И с Уругваем, и с Италией мы играли.
— За У-ру-ру! — крикнул Микроб, шлепая себя по ляжкам и принялся скандировать: — За красивую игру!
— За красивую игру! — подхватили остальные.
— За победу У-ру-ру, — продолжил Фёдор на манер кричалок американских солдат.
— За победу У-ру-ру! — согласились с ним все, все-таки игра с итальянцами оставила неприятный осадок.
— Кто будет комментатором? — разошелся Микроб. — А то непонятно, что он там бельмечет.
— Саня понимает, — посмотрел на меня Тюкавин.
— Я! — вызвался Кокорин. — Я хочу. Где мой громкоговоритель или микрофон?
Валерий Кузьмич поддержал его шалость, протянул микрофон, и мой тезка сказал:
— Три-два-раз провэрка связь, да? Как слышно? Вижу — хорошо. И таки шо там у нас на поле? Сине-белые против белых. Итальянцы в основной форме, уругвайцы в гостевой, белой. Белые начинают и выигрывают! Давайте, братишки, поднажмите!
Микроб вместе со мной, устроившись в первом ряду, нервно постукивал пальцами по подлокотнику. Позади него Андрей Хо с Сэмом шепотом обсуждали стартовые составы. Кокорин, сидящий в середине первого ряда, демонстративно показывал равнодушие.
Уругвайцы потеряли мяч практически сразу. Итальянская машина заработала — Барелла подхватил мяч, молниеносно отдал на Кьезу, и пошла первая волна атаки.
— Смотри, смотри как прессингуют! — Денисов подался вперед, толкнув локтем Тюкавина. Тот только кивнул, не отрывая взгляда от экрана.
Матч разворачивался как по нотам — но не в пользу южноамериканцев. Уругвай, обычно такой непредсказуемый и яркий, сегодня словно потерял себя. Их атаки были похожи на метания загнанного зверя — хаотичные, нервные, бессистемные. А итальянцы двигались как единый организм. Каждый пас, каждое перемещение — все было выверено до миллиметра.
— Да что они творят! — не выдержал Кокорин, когда очередная атака уругвайцев разбилась о монолитную защиту Скуадры Адзурры.
Зинченко, поначалу отпускавший едкие комментарии, постепенно затих. Его ухмылка сменилась озабоченным выражением, когда он наблюдал, как итальянская защита раз за разом гасит любые попытки прорыва. Джикия, сидевший у самого экрана, вскочил, когда на поле появился Кавани.

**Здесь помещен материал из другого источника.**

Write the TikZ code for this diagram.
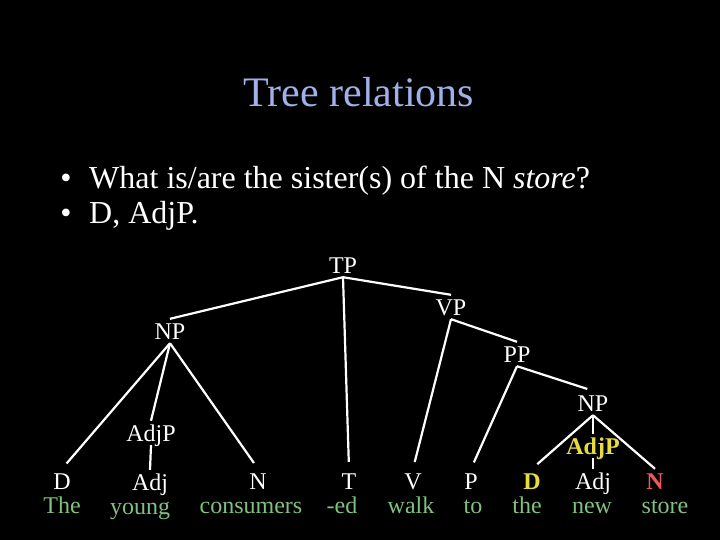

— Ну все, сейчас начнется!
Но не началось. Даже легендарный форвард выглядел беспомощным против этой отлаженной машины.
Второй тайм стал катастрофой для Уругвая. Первая же атака — и Кьеза вколачивает мяч в ворота.
— Вот это я понимаю — концентрация, — процедил сквозь зубы Карпин, стоявший у стены.
Пятнадцать минут спустя Локателли удвоил преимущество, и в комнате повисла гнетущая тишина.
Оставшееся время превратилось в демонстрацию силы. Только невероятные сэйвы уругвайского вратаря спасали команду от полного разгрома. Муслера, казалось, в одиночку сражался против всей итальянской сборной.